Every fresh retail statistic makes me feel like a consumer klutz. There's the recent pronouncement from Grazia magazine that the average woman spends £80,000 on shoes in her lifetime. Does she, by heck? If we take it that the prime purchasing age of woman is 20-60, then she's blithely spending £2,000 on heels per year despite the fact the average British annual wage is £25,000.

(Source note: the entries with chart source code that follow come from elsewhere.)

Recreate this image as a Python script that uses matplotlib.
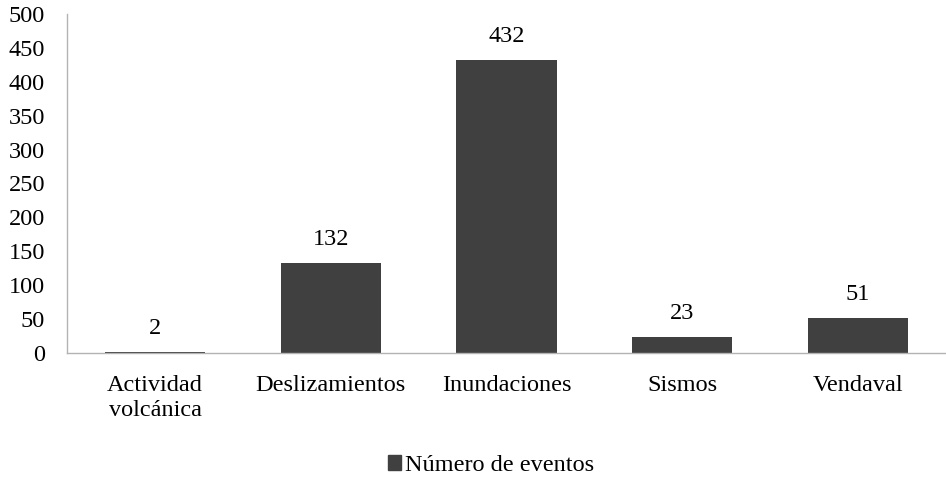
import matplotlib
matplotlib.use('Agg')
from matplotlib import pyplot as plt
from matplotlib.patches import Patch

categories = ['Actividad\nvolcánica', 'Deslizamientos', 'Inundaciones', 'Sismos', 'Vendaval']
eventos = [2, 132, 432, 23, 51]
yticks = [0, 50, 100, 150, 200, 250, 300, 350, 400, 450, 500]

plt.rcParams['font.family'] = ['Liberation Serif', 'DejaVu Serif']
plt.rcParams['font.size'] = 17.5

fig = plt.figure(figsize=(9.46, 4.79), dpi=100)
ax = fig.add_axes([0.071, 0.263, 0.929, 0.708])

bar_color = '#404040'
bars = ax.bar(range(len(categories)), eventos, width=0.57, color=bar_color)
for rect, v in zip(bars, eventos):
    ax.annotate(str(v), (rect.get_x() + rect.get_width() / 2, v),
                xytext=(0, 17), textcoords='offset points',
                ha='center', va='center')

ax.set_xlim(-0.5, len(categories) - 0.5)
ax.set_ylim(0, 500)
ax.set_yticks(yticks)
ax.set_xticks(range(len(categories)))
ax.set_xticklabels(categories, linespacing=1.25)
ax.tick_params(length=0)
ax.tick_params(axis='x', pad=16)
ax.tick_params(axis='y', pad=16)

for s in ['top', 'right']:
    ax.spines[s].set_visible(False)
for s in ['left', 'bottom']:
    ax.spines[s].set_color('#b3b3b3')
    ax.spines[s].set_linewidth(1.0)

fig.legend(handles=[Patch(color=bar_color, label='Número de eventos')],
           loc='center', bbox_to_anchor=(0.519, 0.028), frameon=False,
           handlelength=0.55, handleheight=0.55, handletextpad=0.15)

fig.savefig('out.png', dpi=100)
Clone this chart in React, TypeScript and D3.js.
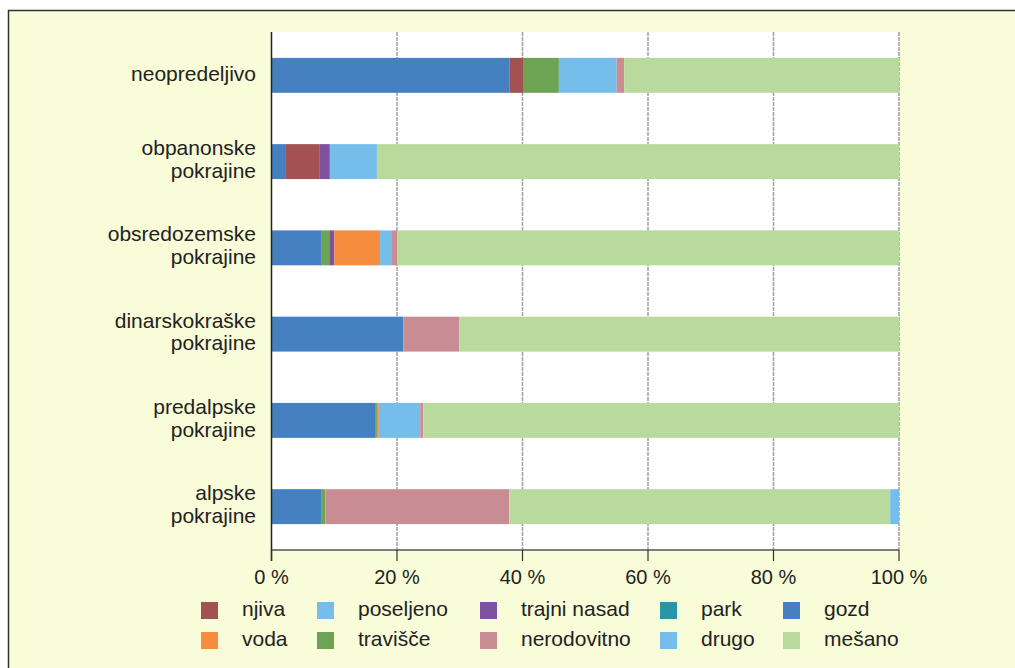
import React from 'react'
import * as d3 from 'd3'

const categories = ['neopredeljivo', 'obpanonske pokrajine', 'obsredozemske pokrajine', 'dinarskokraške pokrajine', 'predalpske pokrajine', 'alpske pokrajine']

// shares (%) per category, in the order of categories
const gozd = [37.9, 2.3, 7.9, 21.0, 16.5, 7.9]
const njiva = [2.3, 5.3, 0, 0, 0, 0]
const travisce = [5.6, 0, 1.3, 0, 0.3, 0.7]
const trajniNasad = [0, 1.7, 0.8, 0, 0, 0]
const voda = [0, 0, 7.3, 0, 0.3, 0]
const poseljeno = [9.2, 7.5, 1.9, 0, 6.6, 0]
const nerodovitno = [1.2, 0, 0.8, 8.9, 0.5, 29.3]
const park = [0, 0, 0, 0, 0, 0]
const mesano = [43.8, 83.2, 80.0, 70.1, 75.8, 60.7]
const drugo = [0, 0, 0, 0, 0, 1.4]

const xTicks = [0, 20, 40, 60, 80, 100]

const series = [
  { key: 'gozd', values: gozd, color: '#4580c1' },
  { key: 'njiva', values: njiva, color: '#a35253' },
  { key: 'travišče', values: travisce, color: '#6ca453' },
  { key: 'trajni nasad', values: trajniNasad, color: '#7e52a0' },
  { key: 'voda', values: voda, color: '#f58c3e' },
  { key: 'poseljeno', values: poseljeno, color: '#75bdea' },
  { key: 'nerodovitno', values: nerodovitno, color: '#ca8c93' },
  { key: 'park', values: park, color: '#2896a8' },
  { key: 'mešano', values: mesano, color: '#b8db9d' },
  { key: 'drugo', values: drugo, color: '#75bdea' },
]

// legend layout: two rows, five columns
const legendRows = [
  ['njiva', 'poseljeno', 'trajni nasad', 'park', 'gozd'],
  ['voda', 'travišče', 'nerodovitno', 'drugo', 'mešano'],
]
const legendCols = [201, 317, 480, 660, 783]

const font = '"Liberation Sans", Arial, sans-serif'
const ink = '#222'

const App = () => {
  const left = 271.5
  const right = 899
  const top = 32
  const bottom = 550

  const xScale = d3.scaleLinear().domain([0, 100]).range([left, right])
  const yScale = d3.scaleBand<string>()
    .domain(categories)
    .range([top, bottom])
    .paddingInner(0.595)
    .paddingOuter(0.3)

  const table = categories.map((c, i) => {
    const row: any = { category: c }
    series.forEach(s => { row[s.key] = s.values[i] })
    return row
  })
  const stacked = d3.stack().keys(series.map(s => s.key))(table)
  const colorOf = (k: string) => series.find(s => s.key === k)!.color

  return (
    <svg width={1015} height={668} style={{ position: 'absolute', left: 0, top: 0 }}>
      <rect x={0} y={0} width={1015} height={668} fill='#fff' />
      <rect x={8.5} y={10.5} width={1020} height={670} fill='#f8fcd8' stroke='#333' strokeWidth={1.5} />
      <rect x={left} y={top} width={right - left} height={bottom - top} fill='#fff' />

      {xTicks.filter(t => t > 0).map(t => (
        <line key={t} x1={xScale(t)} x2={xScale(t)} y1={top} y2={bottom}
          stroke='#a0a0a0' strokeWidth={1.5} strokeDasharray='4 1' />
      ))}

      {stacked.map(layer => (
        <g key={layer.key} fill={colorOf(layer.key)}>
          {layer.map((d, i) => (
            d[1] - d[0] > 0 ? (
              <rect key={i} x={xScale(d[0])} y={yScale(categories[i])}
                width={xScale(d[1]) - xScale(d[0])} height={yScale.bandwidth()} />
            ) : null
          ))}
        </g>
      ))}

      <line x1={left} x2={right} y1={bottom} y2={bottom} stroke='#555' strokeWidth={1.5} />
      <line x1={left} x2={left} y1={top} y2={561} stroke='#222' strokeWidth={1.5} />
      {xTicks.map(t => (
        <g key={t} transform={`translate(${xScale(t)},0)`}>
          <line y1={bottom} y2={561} stroke='#333' strokeWidth={1.2} />
          <text y={584} textAnchor='middle' fontFamily={font} fontSize={20} fill={ink}>{t} %</text>
        </g>
      ))}

      {categories.map(c => {
        const cy = yScale(c)! + yScale.bandwidth() / 2
        const words = c.split(' ')
        return (
          <text key={c} textAnchor='end' fontFamily={font} fontSize={21} fill={ink}>
            {words.length === 1
              ? <tspan x={256} y={cy + 6}>{c}</tspan>
              : words.map((w, j) => <tspan key={j} x={256} y={cy - 6.5 + j * 22.7}>{w}</tspan>)}
          </text>
        )
      })}

      {legendRows.map((row, r) => row.map((k, ci) => (
        <g key={k} transform={`translate(${legendCols[ci]},${602 + r * 30})`}>
          <rect width={17} height={17} fill={colorOf(k)} />
          <text x={41} y={14} fontFamily={font} fontSize={21} fill={ink}>{k}</text>
        </g>
      )))}
    </svg>
  )
}

export default App
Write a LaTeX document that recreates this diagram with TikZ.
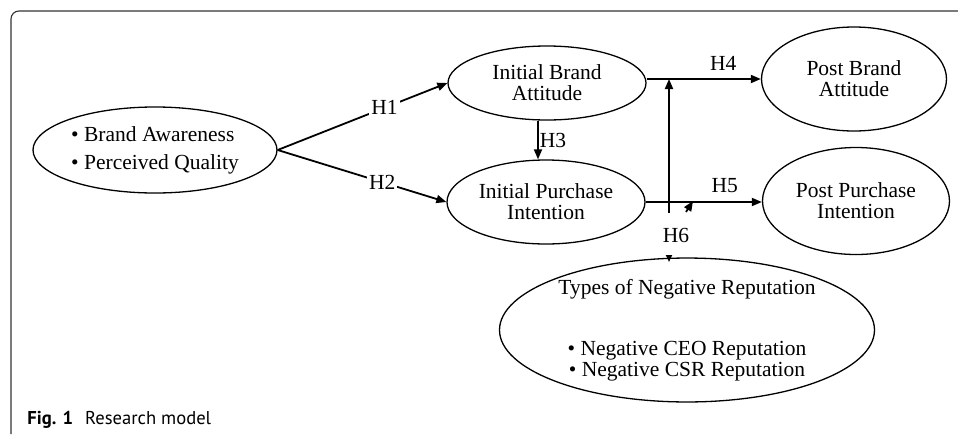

And here's the weird thing: I thought I could really shop, that I was the Rocky of retail. My family call me Imelda because of my shoe collection. But I have never topped £200 on any given pair, and more than half of them were sales purchases that cost closer to £50. Yet one pair of shoes promoted in a national newspaper this week cost over a grand. How much buckle can you can get for your buck, especially when the difference between a Jimmy Choo sandal and its high-street imitation has dissolved to the point that you're left speechless at the credulity of a person who would pay 10 times over the odds to be given a designer blister?

According to a recent Mintel report, British women spent £350m on bags last year. It's impossible to pick up a woman's mag without being urged to buy a bulky, rectangular, assemblage of leather and brass for a couple of months' salary. Yet these modern handbags are utterly hideous. They're not fit to kiss the ass of the glorious little hand-beaded clutches carried by 1940s film goddesses. As for Lulu Guinness's "witty" little bags, what's so dazzlingly funny about carrying around a flowerpot that looks as if you made it from Fuzzy Felt on Blue Peter?

Several media pundits have said the explanation for this retail explosion is that a handbag fits all sizes. But surely this makes the whole phenomenon even weirder. Yet fashion is about almost anything except the egalitarian spirit. It's about the Zeitgeist alighting on skinny jeans and telling 90 per cent of females they might as well hide their lard-arses in the cupboard for a season. A handbag won't make you thinner, younger, taller or more buxom. It can't flatter your face, enhance your fragrance or add gloss to your hair. All a posh bag says is that you're prepared to spend the mortgage money on a receptacle for your car-keys and lippie just because it has a little label saying Chloé. So a large woman with a Balenciaga bag just looks like she's shallow, desperate, easily impressed and stupid as well as overweight. It's a lose/lose situation.

Do these self-bankrupting handbag monsters actually exist outsideFootballers' Wives? Most women I know love to shop and many of them are relatively affluent. But I don't know a single one who owns a handbag that cost more than £200. Nor do I know anyone, for that matter, who's much given to facials, seaweed wraps and luxury Thai spas.

A vast industry exists where half of womankind (admittedly, journalists usually) urges the other half to splurge their entire worldly wealth on goods and services the promoter would never use herself.

Not that I'm saying some purchases can't cure all known ills. Three times I've brought myself back from the Slough of Despond by blowing the housekeeping on, variously, a Paula Rego lithograph, a Vivienne Westwood frock and a Maine Coon kitten. But none become outmoded and they all gave increased pleasure with each passing year.

Style journalists always say fashion is about selling dreams, and that's true. The trick is to ensure that you're buying your own stardust, not the ad man's at a 1,000 per cent mark-up.